=== DATA ===

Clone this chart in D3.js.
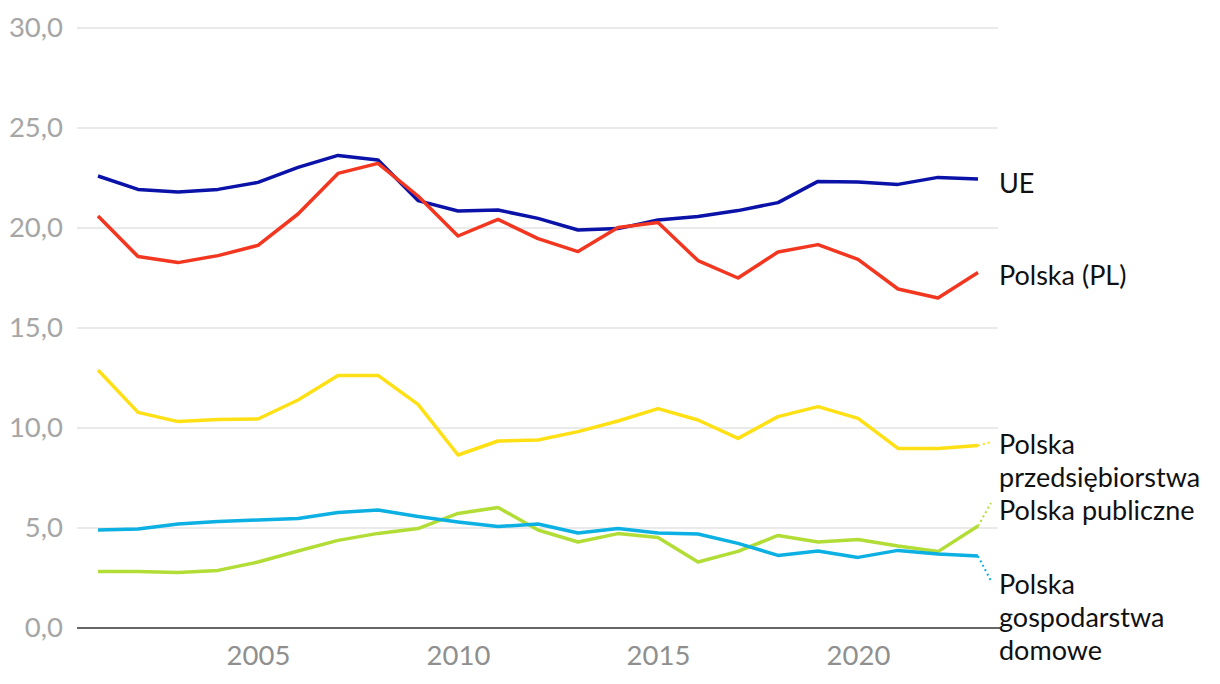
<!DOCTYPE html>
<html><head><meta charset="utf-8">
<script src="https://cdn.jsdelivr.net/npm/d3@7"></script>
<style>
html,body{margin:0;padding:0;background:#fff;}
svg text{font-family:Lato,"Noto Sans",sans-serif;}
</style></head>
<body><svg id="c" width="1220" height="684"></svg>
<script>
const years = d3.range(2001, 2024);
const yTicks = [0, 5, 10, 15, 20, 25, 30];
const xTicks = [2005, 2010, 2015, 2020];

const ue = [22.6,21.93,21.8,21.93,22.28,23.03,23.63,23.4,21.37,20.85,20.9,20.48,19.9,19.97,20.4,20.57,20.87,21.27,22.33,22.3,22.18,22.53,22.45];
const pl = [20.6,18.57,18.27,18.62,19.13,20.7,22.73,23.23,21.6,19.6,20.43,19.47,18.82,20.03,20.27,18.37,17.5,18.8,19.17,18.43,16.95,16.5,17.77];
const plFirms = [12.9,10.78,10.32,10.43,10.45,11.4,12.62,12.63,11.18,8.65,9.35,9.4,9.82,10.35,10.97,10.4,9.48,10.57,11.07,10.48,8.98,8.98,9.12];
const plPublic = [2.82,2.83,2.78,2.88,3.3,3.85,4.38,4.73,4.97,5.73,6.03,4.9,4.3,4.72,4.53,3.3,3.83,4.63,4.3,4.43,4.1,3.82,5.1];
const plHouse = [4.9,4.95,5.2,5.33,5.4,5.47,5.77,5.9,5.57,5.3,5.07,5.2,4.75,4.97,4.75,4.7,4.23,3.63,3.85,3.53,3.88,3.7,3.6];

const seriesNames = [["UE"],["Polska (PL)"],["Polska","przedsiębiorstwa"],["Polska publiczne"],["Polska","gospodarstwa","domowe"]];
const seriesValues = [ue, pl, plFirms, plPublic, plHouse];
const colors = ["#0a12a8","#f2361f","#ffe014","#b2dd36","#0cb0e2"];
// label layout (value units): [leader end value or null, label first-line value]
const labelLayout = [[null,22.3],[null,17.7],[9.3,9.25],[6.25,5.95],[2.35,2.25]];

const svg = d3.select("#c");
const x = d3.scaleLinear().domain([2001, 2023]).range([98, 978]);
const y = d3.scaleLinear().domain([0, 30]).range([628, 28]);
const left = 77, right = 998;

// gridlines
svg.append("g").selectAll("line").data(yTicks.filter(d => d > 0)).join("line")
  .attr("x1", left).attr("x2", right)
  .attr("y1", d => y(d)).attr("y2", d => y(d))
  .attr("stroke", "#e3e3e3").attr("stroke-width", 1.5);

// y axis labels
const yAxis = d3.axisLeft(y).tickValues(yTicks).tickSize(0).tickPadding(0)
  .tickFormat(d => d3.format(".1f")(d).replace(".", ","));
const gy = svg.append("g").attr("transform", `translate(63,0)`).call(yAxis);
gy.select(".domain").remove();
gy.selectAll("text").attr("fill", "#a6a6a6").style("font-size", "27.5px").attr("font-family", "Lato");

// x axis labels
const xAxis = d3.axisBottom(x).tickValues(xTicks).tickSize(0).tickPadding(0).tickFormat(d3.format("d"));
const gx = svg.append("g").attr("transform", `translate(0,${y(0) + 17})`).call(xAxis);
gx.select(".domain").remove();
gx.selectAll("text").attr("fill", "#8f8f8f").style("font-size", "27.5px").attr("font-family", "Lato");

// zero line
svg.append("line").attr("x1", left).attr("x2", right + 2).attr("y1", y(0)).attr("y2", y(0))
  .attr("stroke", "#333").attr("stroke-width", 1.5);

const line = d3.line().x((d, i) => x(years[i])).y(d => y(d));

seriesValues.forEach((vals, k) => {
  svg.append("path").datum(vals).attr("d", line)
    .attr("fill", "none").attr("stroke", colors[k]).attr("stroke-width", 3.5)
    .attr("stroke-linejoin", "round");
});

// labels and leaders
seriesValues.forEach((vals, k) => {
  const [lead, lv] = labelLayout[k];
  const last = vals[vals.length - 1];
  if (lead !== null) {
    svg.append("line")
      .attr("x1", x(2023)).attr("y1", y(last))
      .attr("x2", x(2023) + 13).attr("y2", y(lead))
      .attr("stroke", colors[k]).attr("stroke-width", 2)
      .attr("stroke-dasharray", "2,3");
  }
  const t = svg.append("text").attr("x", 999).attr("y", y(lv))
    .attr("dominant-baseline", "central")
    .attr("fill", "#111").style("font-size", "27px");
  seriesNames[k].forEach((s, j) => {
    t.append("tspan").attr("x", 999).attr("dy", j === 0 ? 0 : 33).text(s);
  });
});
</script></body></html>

===

### THE EXERCISE
Starting with the first line of the data above and ending with the line containing "const xTicks = [2005, 2010, 2015, 2020];", please restate every line exactly, leaving images out.

### ANSWER TO THE TASK
Clone this chart in D3.js.
<!DOCTYPE html>
<html><head><meta charset="utf-8">
<script src="https://cdn.jsdelivr.net/npm/d3@7"></script>
<style>
html,body{margin:0;padding:0;background:#fff;}
svg text{font-family:Lato,"Noto Sans",sans-serif;}
</style></head>
<body><svg id="c" width="1220" height="684"></svg>
<script>
const years = d3.range(2001, 2024);
const yTicks = [0, 5, 10, 15, 20, 25, 30];
const xTicks = [2005, 2010, 2015, 2020];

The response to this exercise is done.